Para construir el vasto tren continental que atraviesa los Estados Unidos, la empresa que construyó la línea ferroviaria desde el Pacífico, echó mano extensivamente de migrantes chinos (y en menor medida, japoneses). Tras la conclusión del ferrocarril dichos trabajadores fueron expulsados de Estados Unidos, y vagaron por el oeste de ese país (¿recuerdan la serie Kung Fu?).
Muchos de ellos entraron a México, y una comunidad muy importante acabó asentada en Los Mochis, así como en Torreón, Mexicali, Culiacán y Mazatlán. Presa del racismo, la comunidad china sufrió persecución y asesinatos, pero acabó siendo una parte fundamental de esas ciudades.
La comida china de Sinaloa, y en particular de Los Mochis, es espectacular, con tintes propios e ingredientes fresquísimos. Una historia similar se encuentra detrás de la más modesta comunidad japonesa de la ciudad, que sin embargo le ha dado a la ciudad algunos platillos distintivos y únicos (las excéntricas uvolas, por ejemplo). Pero va más allá, la comida de Los Mochis, créanmelo, escapa definiciones: de allí son los mejores tacos de asada, allí se revolucionó el hot dog, pocos preparan los camarones como en esa comarca. Somos adictos a inventar platillos.
Los Mochis surge entonces casi como un accidente, tras el fracaso de construir un ferrocarril de Chihuahua al Pacífico, atravesando la impenetrable Sierra Madre Occidental. Pero el propósito secreto era otro: la distancia más corta entre el puerto más importante del Atlántico, la ciudad de Nueva York, y el Océano Pacífico es justo el eje que termina en Los Mochis-Topolobampo. En los cálculos del empresario socialista Albert K Owen estaba la conexión de los dos mayores océanos del mundo en Los Mochis. Parece que a eso le llamamos estos días “near shoring”.

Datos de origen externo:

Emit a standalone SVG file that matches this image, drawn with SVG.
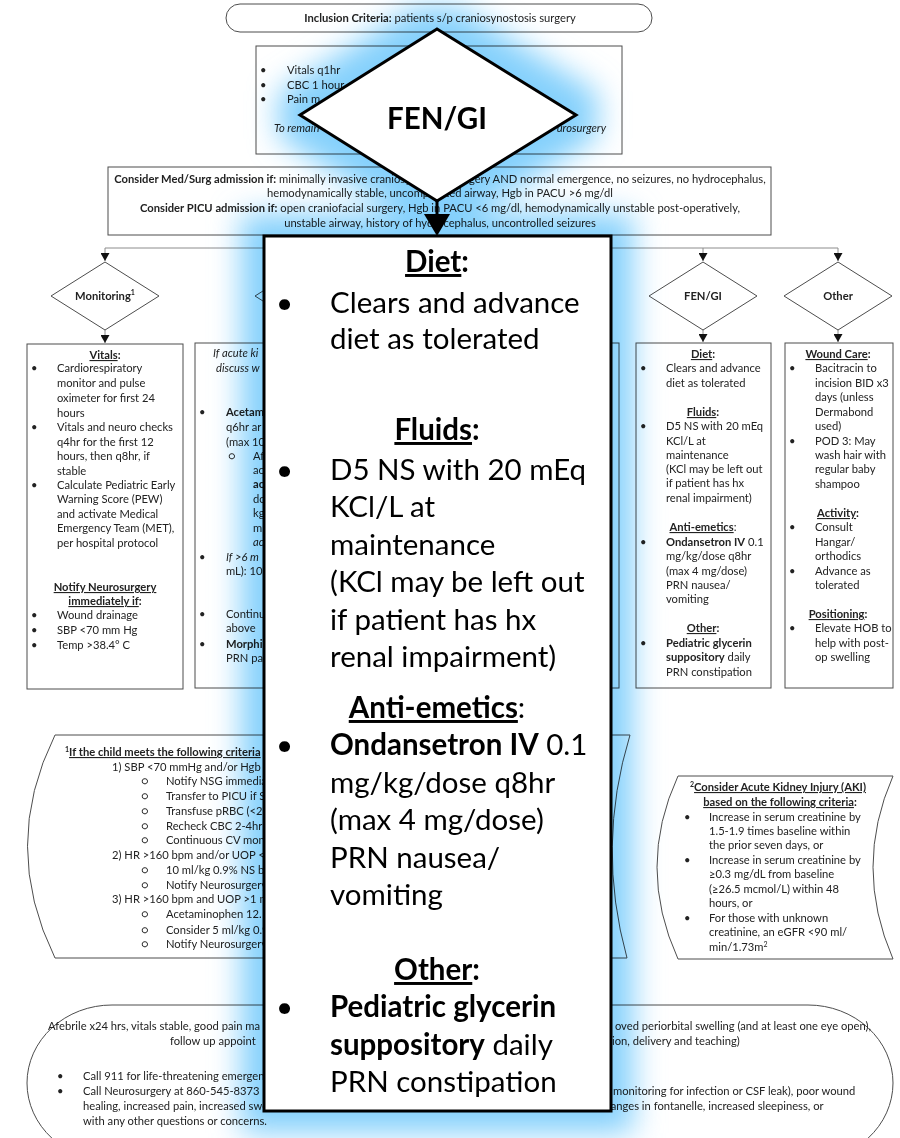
<svg xmlns="http://www.w3.org/2000/svg" width="900" height="1138" viewBox="0 0 900 1138">
<style>
  text { font-family: Lato, "Liberation Sans", sans-serif; fill: #222; }
  .s { font-size: 11.2px; }
  .b { font-weight: bold; }
  .i { font-style: italic; }
  .u { text-decoration: underline; }
  .m { text-anchor: middle; }
  .e { text-anchor: end; }
  .node { fill: #fff; stroke: #4d4d4d; stroke-width: 1; }
  .conn { fill: none; stroke: #8c8c8c; stroke-width: 1; }
  .big { font-size: 29.5px; fill: #000; }
  .zoomshape { fill: #fff; stroke: #000; stroke-width: 3; }
</style>
<defs>
  <marker id="ah" markerUnits="userSpaceOnUse" markerWidth="9" markerHeight="9" refX="8" refY="4.5" orient="auto">
    <path d="M0,0 L8,4.5 L0,9 z" fill="#111"/>
  </marker>
  <filter id="halo" x="-50%" y="-30%" width="200%" height="160%">
    <feMorphology operator="dilate" radius="22"/>
    <feGaussianBlur stdDeviation="15"/>
  </filter>
</defs>
<rect width="900" height="1138" fill="#fff"/>

<!-- connectors -->
<g id="connectors">
  <path class="conn" d="M437,32 V45" marker-end="url(#ah)"/>
  <path class="conn" d="M440,154 V166" marker-end="url(#ah)"/>
  <path class="conn" d="M440,235 V248 M105,248 H838"/>
  <path class="conn" d="M105,248 V261" marker-end="url(#ah)"/>
  <path class="conn" d="M309,248 V261" marker-end="url(#ah)"/>
  <path class="conn" d="M703,248 V261" marker-end="url(#ah)"/>
  <path class="conn" d="M838,248 V261" marker-end="url(#ah)"/>
  <path class="conn" d="M105,330 V343" marker-end="url(#ah)"/>
  <path class="conn" d="M309,330 V342" marker-end="url(#ah)"/>
  <path class="conn" d="M703,330 V342" marker-end="url(#ah)"/>
  <path class="conn" d="M838,330 V342" marker-end="url(#ah)"/>
</g>

<!-- inclusion criteria -->
<g id="inclusion">
  <rect class="node" x="226" y="4" width="426" height="28" rx="14"/>
  <text class="s m" x="440" y="22"><tspan class="b">Inclusion Criteria:</tspan> patients s/p craniosynostosis surgery</text>
</g>

<!-- PACU orders -->
<g id="pacu">
  <rect class="node" x="256" y="46" width="366" height="108"/>
  <text class="s" x="260" y="74">•</text><text class="s" x="287" y="74">Vitals q1hr</text>
  <text class="s" x="260" y="89">•</text><text class="s" x="287" y="89">CBC 1 hour</text>
  <text class="s" x="260" y="103">•</text><text class="s" x="287" y="103">Pain m</text>
  <text class="s i" x="274" y="132">To remain</text>
  <text class="s i e" x="606" y="132">urosurgery</text>
</g>

<!-- admission -->
<g id="admission">
  <rect class="node" x="108" y="167" width="663" height="68"/>
  <text class="s m" x="440" y="183"><tspan class="b">Consider Med/Surg admission if:</tspan> minimally invasive craniosynostosis surgery AND normal emergence, no seizures, no hydrocephalus,</text>
  <text class="s m" x="440" y="197">hemodynamically stable, uncomplicated airway, Hgb in PACU &gt;6 mg/dl</text>
  <text class="s m" x="440" y="212"><tspan class="b">Consider PICU admission if:</tspan> open craniofacial surgery, Hgb in PACU &lt;6 mg/dl, hemodynamically unstable post-operatively,</text>
  <text class="s m" x="440" y="227">unstable airway, history of hydrocephalus, uncontrolled seizures</text>
</g>

<!-- monitoring -->
<g id="monitoring">
  <polygon class="node" points="105,262 159,296 105,330 51,296"/>
  <text class="s b m" x="105" y="300">Monitoring<tspan font-size="7" dy="-5">1</tspan></text>
</g>
<g id="monitoring-orders">
  <rect class="node" x="27" y="344" width="156" height="345"/>
  <text class="s b m" x="105" y="359"><tspan class="u">Vitals</tspan>:</text>
  <g class="s">
    <text x="31" y="372">•</text><text x="57" y="372">Cardiorespiratory</text>
    <text x="57" y="387">monitor and pulse</text>
    <text x="57" y="402">oximeter for first 24</text>
    <text x="57" y="417">hours</text>
    <text x="31" y="431">•</text><text x="57" y="431">Vitals and neuro checks</text>
    <text x="57" y="446">q4hr for the first 12</text>
    <text x="57" y="460">hours, then q8hr, if</text>
    <text x="57" y="475">stable</text>
    <text x="31" y="489">•</text><text x="57" y="489">Calculate Pediatric Early</text>
    <text x="57" y="503">Warning Score (PEW)</text>
    <text x="57" y="518">and activate Medical</text>
    <text x="57" y="532">Emergency Team (MET),</text>
    <text x="57" y="547">per hospital protocol</text>
  </g>
  <text class="s b m u" x="105" y="591">Notify Neurosurgery</text>
  <text class="s b m" x="105" y="605"><tspan class="u">immediately if</tspan>:</text>
  <g class="s">
    <text x="31" y="619">•</text><text x="57" y="619">Wound drainage</text>
    <text x="31" y="634">•</text><text x="57" y="634">SBP &lt;70 mm Hg</text>
    <text x="31" y="649">•</text><text x="57" y="649">Temp &gt;38.4° C</text>
  </g>
</g>

<!-- analgesia -->
<g id="analgesia">
  <polygon class="node" points="309,262 363,296 309,330 255,296"/>
</g>
<g id="analgesia-orders">
  <rect class="node" x="195" y="343" width="424" height="345"/>
  <g class="s">
    <text class="i" x="213" y="357">If acute ki</text>
    <text class="i" x="216" y="372">discuss w</text>
    <text x="199" y="416">•</text><text class="b" x="226" y="416">Acetam</text>
    <text x="226" y="431">q6hr ar</text>
    <text x="226" y="446">(max 10</text>
    <text x="228" y="460">○</text><text x="253" y="460">Af</text>
    <text x="253" y="474">ac</text>
    <text class="b" x="253" y="488">ac</text>
    <text x="253" y="503">do</text>
    <text x="253" y="517">kg</text>
    <text x="253" y="532">m</text>
    <text class="i" x="253" y="546">ac</text>
    <text x="199" y="561">•</text><text class="i" x="226" y="561">If &gt;6 m</text>
    <text x="226" y="575">mL): 10</text>
    <text x="199" y="618">•</text><text x="226" y="618">Continu</text>
    <text x="226" y="632">above</text>
    <text x="199" y="648">•</text><text class="b" x="226" y="648">Morphi</text>
    <text x="226" y="662">PRN pai</text>
  </g>
</g>

<!-- FEN/GI -->
<g id="fengi">
  <polygon class="node" points="703,262 757,296 703,330 649,296"/>
  <text class="s b m" x="703" y="300">FEN/GI</text>
</g>
<g id="fengi-orders">
  <rect class="node" x="636" y="343" width="135" height="345"/>
  <text class="s b m" x="703" y="358"><tspan class="u">Diet</tspan>:</text>
  <g class="s">
    <text x="640" y="372">•</text><text x="666" y="372">Clears and advance</text>
    <text x="666" y="387">diet as tolerated</text>
  </g>
  <text class="s b m" x="703" y="416"><tspan class="u">Fluids</tspan>:</text>
  <g class="s">
    <text x="640" y="430">•</text><text x="666" y="430">D5 NS with 20 mEq</text>
    <text x="666" y="445">KCl/L at</text>
    <text x="666" y="459">maintenance</text>
    <text x="666" y="473">(KCl may be left out</text>
    <text x="666" y="487">if patient has hx</text>
    <text x="666" y="502">renal impairment)</text>
  </g>
  <text class="s m" x="703" y="531"><tspan class="b u">Anti-emetics</tspan>:</text>
  <g class="s">
    <text x="640" y="546">•</text><text x="666" y="546"><tspan class="b">Ondansetron IV</tspan> 0.1</text>
    <text x="666" y="560">mg/kg/dose q8hr</text>
    <text x="666" y="575">(max 4 mg/dose)</text>
    <text x="666" y="589">PRN nausea/</text>
    <text x="666" y="603">vomiting</text>
  </g>
  <text class="s b m" x="703" y="632"><tspan class="u">Other</tspan>:</text>
  <g class="s">
    <text x="640" y="647">•</text><text class="b" x="666" y="647">Pediatric glycerin</text>
    <text x="666" y="661"><tspan class="b">suppository</tspan> daily</text>
    <text x="666" y="676">PRN constipation</text>
  </g>
</g>

<!-- Other -->
<g id="other">
  <polygon class="node" points="838,262 892,296 838,330 784,296"/>
  <text class="s b m" x="838" y="300">Other</text>
</g>
<g id="other-orders">
  <rect class="node" x="785" y="343" width="108" height="345"/>
  <text class="s b m" x="838" y="358"><tspan class="u">Wound Care</tspan>:</text>
  <g class="s">
    <text x="789" y="372">•</text><text x="815" y="372">Bacitracin to</text>
    <text x="815" y="387">incision BID x3</text>
    <text x="815" y="401">days (unless</text>
    <text x="815" y="416">Dermabond</text>
    <text x="815" y="430">used)</text>
    <text x="789" y="445">•</text><text x="815" y="445">POD 3: May</text>
    <text x="815" y="459">wash hair with</text>
    <text x="815" y="473">regular baby</text>
    <text x="815" y="488">shampoo</text>
  </g>
  <text class="s b m" x="838" y="517"><tspan class="u">Activity</tspan>:</text>
  <g class="s">
    <text x="789" y="531">•</text><text x="815" y="531">Consult</text>
    <text x="815" y="546">Hangar/</text>
    <text x="815" y="560">orthodics</text>
    <text x="789" y="575">•</text><text x="815" y="575">Advance as</text>
    <text x="815" y="589">tolerated</text>
  </g>
  <text class="s b m" x="838" y="618"><tspan class="u">Positioning</tspan>:</text>
  <g class="s">
    <text x="789" y="632">•</text><text x="815" y="632">Elevate HOB to</text>
    <text x="815" y="647">help with post-</text>
    <text x="815" y="661">op swelling</text>
  </g>
</g>

<!-- footnote 1: escalation criteria -->
<g id="escalation">
  <path class="node" d="M55,735 L630,735 Q596,846 627,958 L55,958 Q0,846 55,735 Z"/>
  <text class="s b" x="65" y="756"><tspan font-size="7" dy="-4">1</tspan><tspan class="u" dy="4">If the child meets the following criteria</tspan></text>
  <g class="s">
    <text x="112" y="771">1) SBP &lt;70 mmHg and/or Hgb</text>
    <text x="141" y="785">○</text><text x="166" y="785">Notify NSG immedia</text>
    <text x="141" y="800">○</text><text x="166" y="800">Transfer to PICU if S</text>
    <text x="141" y="815">○</text><text x="166" y="815">Transfuse pRBC (&lt;2</text>
    <text x="141" y="830">○</text><text x="166" y="830">Recheck CBC 2-4hrs</text>
    <text x="141" y="844">○</text><text x="166" y="844">Continuous CV mon</text>
    <text x="112" y="859">2) HR &gt;160 bpm and/or UOP &lt;</text>
    <text x="141" y="874">○</text><text x="166" y="874">10 ml/kg 0.9% NS b</text>
    <text x="141" y="889">○</text><text x="166" y="889">Notify Neurosurgery</text>
    <text x="112" y="903">3) HR &gt;160 bpm and UOP &gt;1 m</text>
    <text x="141" y="918">○</text><text x="166" y="918">Acetaminophen 12.</text>
    <text x="141" y="934">○</text><text x="166" y="934">Consider 5 ml/kg 0.9</text>
    <text x="141" y="948">○</text><text x="166" y="948">Notify Neurosurgery</text>
  </g>
</g>

<!-- footnote 2: AKI criteria -->
<g id="aki">
  <path class="node" d="M678,776 L893,776 Q853,867 893,959 L678,959 Q636,867 678,776 Z"/>
  <text class="s b m" x="778" y="791"><tspan font-size="7" dy="-4">2</tspan><tspan class="u" dy="4">Consider Acute Kidney Injury (AKI)</tspan></text>
  <text class="s b m" x="780" y="806"><tspan class="u">based on the following criteria</tspan>:</text>
  <g class="s">
    <text x="684" y="821">•</text><text x="709" y="821">Increase in serum creatinine by</text>
    <text x="709" y="835">1.5-1.9 times baseline within</text>
    <text x="709" y="849">the prior seven days, or</text>
    <text x="684" y="864">•</text><text x="709" y="864">Increase in serum creatinine by</text>
    <text x="709" y="878">≥0.3 mg/dL from baseline</text>
    <text x="709" y="893">(≥26.5 mcmol/L) within 48</text>
    <text x="709" y="907">hours, or</text>
    <text x="684" y="922">•</text><text x="709" y="922">For those with unknown</text>
    <text x="709" y="936">creatinine, an eGFR &lt;90 ml/</text>
    <text x="709" y="951">min/1.73m<tspan font-size="7" dy="-4">2</tspan></text>
  </g>
</g>

<!-- discharge criteria -->
<g id="discharge">
  <path class="node" d="M112,1005 L808,1005 A85,78 0 0 1 808,1161 L112,1161 A85,78 0 0 1 112,1005 Z"/>
  <g class="s">
    <text x="48" y="1030">Afebrile x24 hrs, vitals stable, good pain ma</text>
    <text class="e" x="871" y="1030">oved periorbital swelling (and at least one eye open),</text>
    <text x="170" y="1045">follow up appoint</text>
    <text x="612" y="1045">ion, delivery and teaching)</text>
    <text x="57" y="1080">•</text><text x="83" y="1080">Call 911 for life-threatening emergen</text>
    <text x="57" y="1095">•</text><text x="83" y="1095">Call Neurosurgery at 860-545-8373 if</text>
    <text x="613" y="1095">monitoring for infection or CSF leak), poor wound</text>
    <text x="83" y="1110">healing, increased pain, increased swelling, poor oral intake, vomiting, changes in bowel/bladder function, changes in fontanelle, increased sleepiness, or</text>
    <text x="83" y="1125">with any other questions or concerns.</text>
  </g>
</g>

<!-- magnified FEN/GI callout -->
<g id="callout-halo" style="mix-blend-mode:multiply">
  <g filter="url(#halo)" fill="#84d0fc">
    <polygon points="437,29 576,115 437,201 300,115"/>
    <rect x="427" y="195" width="20" height="45"/>
    <rect x="263" y="236" width="348" height="875"/>
  </g>
</g>
<g id="callout-arrow">
  <path d="M437,201 V216" stroke="#000" stroke-width="3"/>
  <polygon points="424,214 450,214 437,236" fill="#000"/>
</g>
<g id="callout-diamond">
  <polygon class="zoomshape" points="437,29 576,115 437,201 300,115"/>
  <text class="big b m" x="437" y="129" font-size="40">FEN/GI</text>
</g>
<g id="callout-box">
  <rect class="zoomshape" x="264" y="236" width="347" height="875"/>
  <text class="big b m" x="437" y="272"><tspan class="u">Diet</tspan>:</text>
  <text class="big" x="276" y="313">•</text><text class="big" x="330" y="313">Clears and advance</text>
  <text class="big" x="330" y="349">diet as tolerated</text>
  <text class="big b m" x="437" y="440"><tspan class="u">Fluids</tspan>:</text>
  <text class="big" x="276" y="480">•</text><text class="big" x="330" y="480">D5 NS with 20 mEq</text>
  <text class="big" x="330" y="517">KCl/L at</text>
  <text class="big" x="330" y="555">maintenance</text>
  <text class="big" x="330" y="592">(KCl may be left out</text>
  <text class="big" x="330" y="630">if patient has hx</text>
  <text class="big" x="330" y="667">renal impairment)</text>
  <text class="big m" x="437" y="718"><tspan class="b u">Anti-emetics</tspan>:</text>
  <text class="big" x="276" y="755">•</text><text class="big" x="330" y="755"><tspan class="b">Ondansetron IV</tspan> 0.1</text>
  <text class="big" x="330" y="793">mg/kg/dose q8hr</text>
  <text class="big" x="330" y="830">(max 4 mg/dose)</text>
  <text class="big" x="330" y="868">PRN nausea/</text>
  <text class="big" x="330" y="905">vomiting</text>
  <text class="big b m" x="437" y="980"><tspan class="u">Other</tspan>:</text>
  <text class="big" x="276" y="1017">•</text><text class="big b" x="330" y="1017">Pediatric glycerin</text>
  <text class="big" x="330" y="1055"><tspan class="b">suppository</tspan> daily</text>
  <text class="big" x="330" y="1092">PRN constipation</text>
</g>
</svg>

Un origen multi racial, proletariamente cosmopolita, poblada con trabajadores marginales de muchas partes del mundo (la comunidad griega que cultivó el tomate, los catalanes agricultores de papa) y los migrantes de todo el país (notablemente los nayaritas, como mi padre) que fueron engrosando esa comunidad novísima provenientes de las obras del tren, del desarrollo del mayor distrito agrícola de nuestro país, de la agroindustria (de allí son los famosos tomatitos Del Fuerte), y del emporio pesquero asentado en esa región. Los Mochis es el gran granero y pesquería de México.
Yo llegué a esa ciudad de migrantes a los cinco años, proveniente de Escuinapa, Sinaloa, pero nacido en Monclova, Coahuila (échenle la culpa de esta errancia al profe Chencho Amador). Pero desde entonces, y creo que hasta que todo sea, mi alma chilanga es mochitense.
Aún lo recuerdo con sus vívidos colores: la noche en que mi padre nos lleva a nuestro primer partido de beisbol en el estadio Emilio Ibarra Almada. Recuerdo el verde de la grama apareciendo al subir la rampa de las gradas. Que otros se queden con el Real Madrid o el Manchester City. El equipo de mis amores será siempre los campeonísimos Cañeros de Los Mochis, por más que la corona nos toque cada veinte años.
Por más lejos que esté me basta cerrar los ojos para regresar a esa calle callada en las noches de mi infancia, en donde fui plenamente feliz al lado de mis padres, en donde hice amigos que serán de por vida, en donde conocí el amor y el dolor de la muerte. Los Mochis no es mi elección, es mi destino. Y lo acepto.